Free College Education Is Possible in South Africa Says Zuma
South Africa’s President Jacob Zuma said free university education is possible, four days after he acceded to demands of students to freeze fee levels for next year following nationwide protests.
“It’s possible, but it’s not a question you can do overnight,” Zuma, 73, said on Tuesday in an interview at his residence in Pretoria. “You’ve got to be able to have the resources.”
Thousands of students demonstrated across the nation for almost two weeks, leading to clashes with riot police at Parliament in Cape Town and at the government’s offices in the capital. After meeting with student and university leaders on Oct. 23, Zuma agreed to leave tuition unchanged and promised to investigate wider issues preventing poor people from accessing tertiary education.
“It was clear that if we did not have a solution the demonstrations would have gone further,” Zuma said in his first interview since the fees announcement. “They were very courageous. I sympathize with them. I know that the cost of education in South Africa is very high.”
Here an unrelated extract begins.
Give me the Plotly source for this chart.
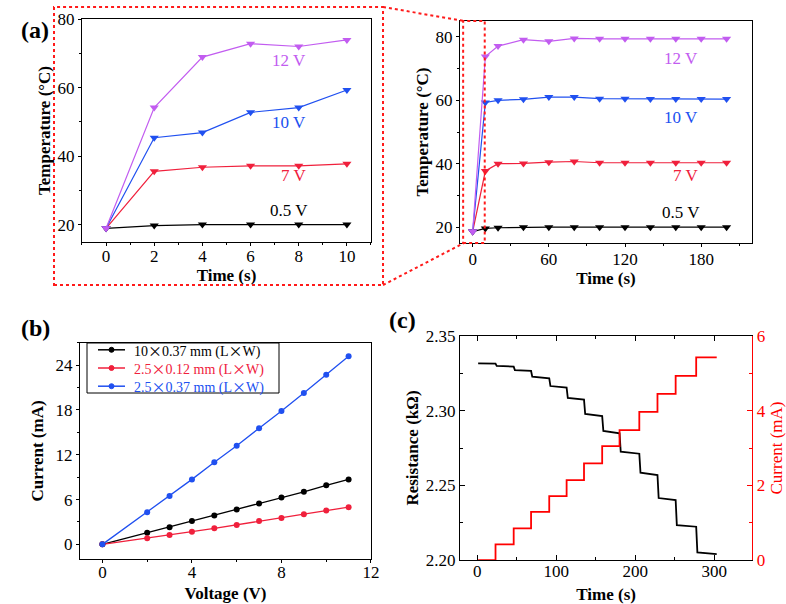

The concession means the state and universities must find an additional 2.6 billion rand ($190 million) at a time when the economy is close to a recession and at risk of a credit-rating downgrade.
The #FeesMustFall Twitter campaign was fueled by rising student costs, including fees, housing, food and textbooks that can exceed 100,000 rand ($7,300) a year. First-year tuition alone at the University of Witwatersrand in Johannesburg, where the protests started, ranges from about 32,000 rand to more than 58,000 rand.
Zuma said he decided not to meet the students, snubbing their demands, outside his Union Buildings offices after seeing them battle with police, who used stun grenades and water cannons on the demonstrators who were throwing stones and building fires on the buildings lawns.
“There was anxiety because the behavior of the students outside was quite something,” Zuma said. “I don’t think it was therefore prudent to just go and meet the stones and therefore move away from the important issue of addressing the cause of the protests.”
The demonstrations were not a sign of widening discontent with the government of the ruling African National Congress, Zuma said. “Some forces are using the student issues to create a particular atmosphere,” he said.
Students posted criticism of Zuma and the ANC on Twitter during the demonstrations, saying that they had been promised free education in 1994 when South Africa held its first all-race elections. Some said the ANC would be punished in elections scheduled for 2019.
Most universities resumed their activities on Wednesday. The concessions won from Zuma were a “short-term victory,” though the greater struggle for free education continues, the Student Representative Council at Witwatersrand University said.
“We have won the battle, a great battle, but the war for free education continues with a renewed strategy,” they said.